Unshapely or not, the stones were the border, and the border brought men who were busy being men. The Grove of Walnuts slowly turned into two towns, Ambos Nogales, and, as is always the case, there was money to be made.

Nogales' first permanent resident, John Brickwood, built his Exchange Saloon around boundary monument 26. His saloon became a not-so-modern version of a border crossing. Jane Eppinga writes in her book "Nogales: Life and Times on the Frontier," that a fugitive could "stop in the Exchange Saloon on the United States side, fortify himself with a glass of red-eye, and sneak out the back door into Mexico," and away from the threat of arrest or prosecution.
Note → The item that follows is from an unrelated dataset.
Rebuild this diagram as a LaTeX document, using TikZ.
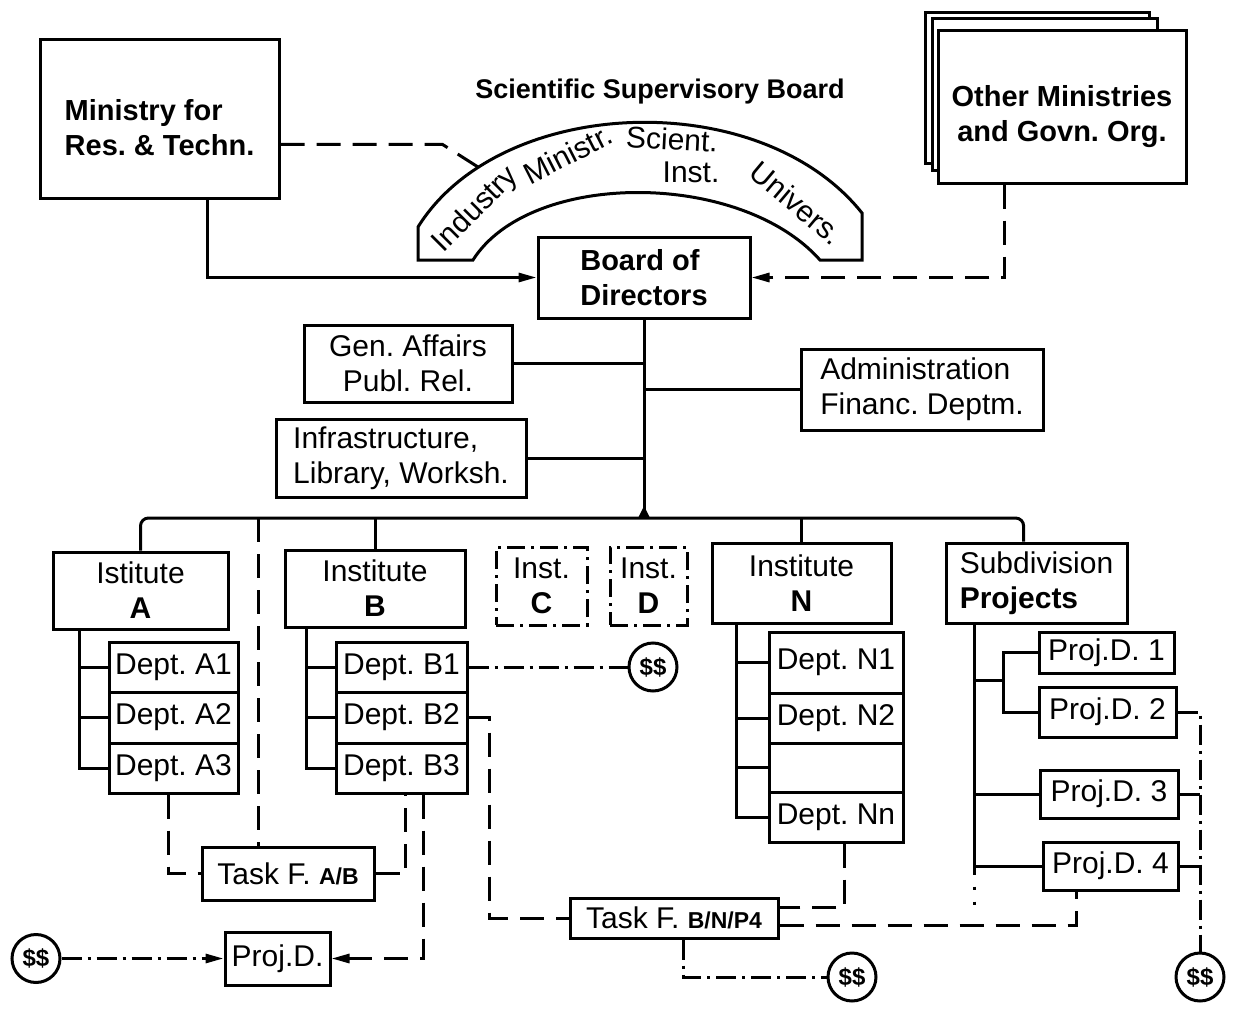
\documentclass[tikz,border=0pt]{standalone}
\usepackage{fontspec}
\setmainfont{Liberation Sans}
\usetikzlibrary{calc,arrows.meta}
\newcommand{\nf}{\fontsize{15}{17.5}\selectfont\frenchspacing}
\newcommand{\bnf}{\fontsize{14.5}{17.5}\selectfont\bfseries\frenchspacing}
\newcommand{\sbf}[1]{{\fontsize{11.5}{12}\selectfont\bfseries #1}}

\begin{document}
\begin{tikzpicture}[x=0.5pt,y=-0.5pt,line width=1.5pt,
	org/.style={draw,inner sep=0pt,align=center,font=\nf},
	ext/.style={org,dash pattern=on 9pt off 3pt on 1.5pt off 3pt},
	money/.style={draw,circle,inner sep=0pt,minimum size=24pt,font=\fontsize{12}{12}\selectfont\bfseries},
	arch/.style={font=\nf,inner sep=0pt},
	task/.style={dash pattern=on 12pt off 6pt},
	fund/.style={dash pattern=on 10pt off 3pt on 1.5pt off 3pt},
	arr/.style={-{Triangle[length=9pt,width=4.5pt]}}]
	
	\useasboundingbox (0,0) rectangle (1238,1017);
	
	%top
	\node[org,minimum width=119.5pt,minimum height=79.5pt] (min) at (159.5,118.5){};
	\node[align=left,font=\bnf,inner sep=0pt] (mintxt) at ([yshift=-4.5pt]min.center){Ministry for\\Res. \& Techn.};
	\draw[fill=white] (925,12) rectangle (1149,163);
	\draw[fill=white] (932,18) rectangle (1157,170);
	\node[org,fill=white,minimum width=124pt,minimum height=76.5pt] (oth) at (1062,106.5){};
	\node[align=center,font=\bnf,inner sep=0pt] (othtxt) at ([yshift=-5pt]oth.center){Other Ministries\\and Govn. Org.};
	\node[font=\fontsize{13.5}{15}\selectfont\bfseries] (ssb) at (660,92){Scientific Supervisory Board};
	
	%supervisory arch
	\draw (418,227) .. controls (500,95) and (760,85) .. (862,213) -- (862,260) -- (820,260) .. controls (740,170) and (530,170) .. (473,260) -- (418,260) -- cycle;
	\node[arch,rotate=45] (ind) at (476,210){Industry};
	\node[arch,rotate=27] (mis) at (568,154){Ministr.};
	\node[arch,rotate=-3] (sci) at (672,139){Scient.};
	\node[arch] (ins) at (691,172){Inst.};
	\node[arch,rotate=-40] (uni) at (797,203){Univers.};
	\coordinate (archL) at (478,167);
	
	\node[org,align=left,font=\bnf,minimum width=106pt,minimum height=40.5pt] (bod) at (644,277.5){Board of\\Directors};
	
	%staff
	\node[org,minimum width=104pt,minimum height=38.5pt] (gen) at (408,363.5){Gen. Affairs\\Publ. Rel.};
	\node[org,align=left,minimum width=125pt,minimum height=39pt] (inf) at (401,458){Infrastructure,\\Library, Worksh.};
	\node[org,align=left,minimum width=121pt,minimum height=40.5pt] (adm) at (922,389.5){Administration\\Financ. Deptm.};
	
	%institutes
	\node[org,minimum width=87.5pt,minimum height=38.5pt] (insA) at (140.5,590.5){Istitute\\\textbf{A}};
	\node[org,minimum width=90pt,minimum height=38.5pt] (insB) at (375,588.5){Institute\\\textbf{B}};
	\node[ext,minimum width=45.5pt,minimum height=39pt] (insC) at (541.5,586){Inst.\\\textbf{C}};
	\node[ext,minimum width=38.5pt,minimum height=39pt] (insD) at (648.5,586){Inst.\\\textbf{D}};
	\node[org,minimum width=89.5pt,minimum height=40pt] (insN) at (801.5,583){Institute\\\textbf{N}};
	\node[org,align=left,minimum width=90.5pt,minimum height=40pt] (sub) at (1036.5,583){Subdivision\\\textbf{Projects}};
	
	%departments
	\node[org,minimum width=64.5pt,minimum height=25pt] (a1) at (173.5,667){Dept. A1};
	\node[org,minimum width=64.5pt,minimum height=25.5pt] (a2) at (173.5,717.5){Dept. A2};
	\node[org,minimum width=64.5pt,minimum height=25pt] (a3) at (173.5,768){Dept. A3};
	\node[org,minimum width=65.5pt,minimum height=25pt] (b1) at (401.5,667){Dept. B1};
	\node[org,minimum width=65.5pt,minimum height=25.5pt] (b2) at (401.5,717.5){Dept. B2};
	\node[org,minimum width=65.5pt,minimum height=25pt] (b3) at (401.5,768){Dept. B3};
	\node[org,minimum width=67pt,minimum height=30.5pt] (n1) at (836,662.5){Dept. N1};
	\node[org,minimum width=67pt,minimum height=25pt] (n2) at (836,718){Dept. N2};
	\node[org,minimum width=67pt,minimum height=24.5pt] (ne) at (836,767.5){};
	\node[org,minimum width=67pt,minimum height=25pt] (nn) at (836,817){Dept. Nn};
	\node[org,minimum width=67.5pt,minimum height=20.5pt] (p1) at (1106.5,652.5){Proj.D. 1};
	\node[org,minimum width=68.5pt,minimum height=25pt] (p2) at (1107.5,712){Proj.D. 2};
	\node[org,minimum width=69pt,minimum height=24pt] (p3) at (1109,794){Proj.D. 3};
	\node[org,minimum width=67.5pt,minimum height=24pt] (p4) at (1110.5,866){Proj.D. 4};
	
	%task forces and funds
	\node[org,minimum width=86pt,minimum height=26.5pt] (tfab) at (288,873.5){Task F. \sbf{A/B}};
	\node[org,minimum width=52.5pt,minimum height=26.5pt] (pdl) at (277.5,958.5){Proj.D.};
	\node[org,minimum width=104pt,minimum height=20pt] (tfbn) at (674,918){Task F. \sbf{B/N/P4}};
	\node[money] (d1) at (36,958.5){\$\$};
	\node[money] (d2) at (653,667){\$\$};
	\node[money] (d3) at (852,977){\$\$};
	\node[money] (d4) at (1200,977){\$\$};
	
	%edges
	\draw[arr] ($(min.south west)!0.7!(min.south east)$) |- (bod);
	\draw[task] ($(min.north east)!0.66!(min.south east)$) -- ++(162,0) -- (archL);
	\draw[task,arr] ($(oth.south west)!0.27!(oth.south east)$) |- (bod);
	
	\coordinate (bus) at (0,518);
	\draw (bod) -- (bod |- bus);
	\fill[shift={(bod |- bus)}] (-6,0) -- (0,-12) -- (6,0) -- cycle;
	\draw (gen) -- (gen -| bod);
	\draw (inf) -- (inf -| bod);
	\draw (adm) -- (adm -| bod);
	
	\coordinate (subtop) at ($(sub.north west)!0.43!(sub.north east)$);
	\draw[rounded corners=4pt] (insA) -- (insA |- bus) -- (subtop |- bus) -- (subtop);
	\draw (insB) -- (insB |- bus);
	\draw (insN) -- (insN |- bus);
	\coordinate (tfa) at ($(tfab.north west)!0.33!(tfab.north east)$);
	\draw[task] (tfa |- bus) -- (tfa);
	
	\coordinate (ta) at ($(insA.south west)+(28,0)$);
	\draw (ta) |- (a1);
	\draw (ta) |- (a2);
	\draw (ta) |- (a3);
	\coordinate (tb) at ($(insB.south west)+(23,0)$);
	\draw (tb) |- (b1);
	\draw (tb) |- (b2);
	\draw (tb) |- (b3);
	\coordinate (tn) at ($(insN.south west)+(26,0)$);
	\draw (tn) |- (n1);
	\draw (tn) |- (n2);
	\draw (tn) |- (ne);
	\draw (tn) |- (nn);
	\coordinate (ts) at ($(sub.south west)+(30,0)$);
	\draw (ts) -- ++(0,247) coordinate (tsend);
	\draw[dash pattern=on 1.5pt off 6pt] (tsend) -- ++(0,33);
	\coordinate (pk) at (1003,680);
	\draw (ts |- pk) -- (pk);
	\draw (p1) -| (pk) |- (p2);
	\draw (ts |- p3) -- (p3);
	\draw (ts |- p4) -- (p4);
	
	\draw[task] ($(a3.south west)+(61,0)$) |- (tfab);
	\draw[task] (tfab) -| ($(b3.south west)+(71,0)$);
	\draw[task,arr] ($(b3.south west)+(89,0)$) |- (pdl);
	\draw[fund,arr] (d1) -- (pdl);
	\draw[fund] (b1) -- (d2);
	\draw[task] (b2.east) -- ++(21,0) |- (tfbn);
	\draw[task] ($(nn.south west)+(77,0)$) |- ($(tfbn.north east)!0.25!(tfbn.south east)$);
	\draw[task] ($(tfbn.north east)!0.68!(tfbn.south east)$) -| ($(p4.south west)+(35,0)$);
	\draw[fund] ($(tfbn.south west)+(115,0)$) |- (d3);
	\draw[fund] (p2) -| (d4);
	\draw[fund] (p3) -- (p3 -| d4);
	\draw[fund] (p4) -- (p4 -| d4);
	
\end{tikzpicture}
\end{document}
And so went the border that was marked by a pile of rocks.

Then, almost 40 years after Emory's survey, the Boundary Resurvey of 1891 to 1894 brought an end to pyramid 26. As Border Commissioner John Whitney Barlow resurveyed through Nogales, he tore down a wall at Brickwood's Exchange Saloon, a wall that surrounded that jumbled pile of stones, and he replaced the stones with what is now known as boundary monument 122, a four-sided, cast-iron, pointed obelisk that informed in English and Spanish that you were viewing the boundary of the United States and Mexico as established by the treaty of 1853 and reestablished by the treaties of 1882-1889.

Arizona Border Monument 122 When Brickwood's Exchange Saloon was raised in 1897, boundary monument 122, for the first time since replacing monument 26, stood away from walls and buildings, with a clear view of the peoples of two nations.

But that was then, and this is now. Does Barlow's obelisk still exist in 2010?

I parked my trusty 4x4 near the DeConcini Port of Entry, thrilled by the chance to find obelisk 122, but my walking inspection along the border provided no monument and no clues. Why? What was I missing?

An email to and from Brian Levin, Public Affairs Liaison for the U.S. Customs and Border Protection agency, directed me to Mario Escalante, a spokesman for the Border Patrol's Tucson Sector. A telephone call to Mr. Escalante resulted in a promise to provide information, and Mr. Escalante did not disappoint. His follow-up email detailed the exact location of boundary monument 122... except it wasn't there.

With Mr. Escalante's email in hand, I walked the border through the town of Nogales, Arizona. I found no monument. I found no clue of a monument. With a sense of despair, I approached a group of Border Patrol agents. After I explained my quest and showed my email, a young woman answered. She knew! And she simply walked me to the border fence, not six feet from where we talked, and she pointed. There it was! Border Obelisk 122 was in plain sight... in Mexico.

I quickly passed through the Morley Street pedestrian crossing into Mexico, and as I approached the monument, I was instantly transported. I was no longer a man standing alone. Major William H. Emory stood there with me, as did J. Ross Browne, and both of those fine men joined me in a toast to John Brickwood and his Exchange Saloon. We watched together as Border Commissioner John Whitney Barlow removed the honored pile of rocks known as monument 26. Then, each of us quietly studied Barlow's demeanor as he created the foundation for - then placed, Obelisk 122. It was 1855, and it was 2010, and for a mere, everyday tourist, it was a fine day to be alive.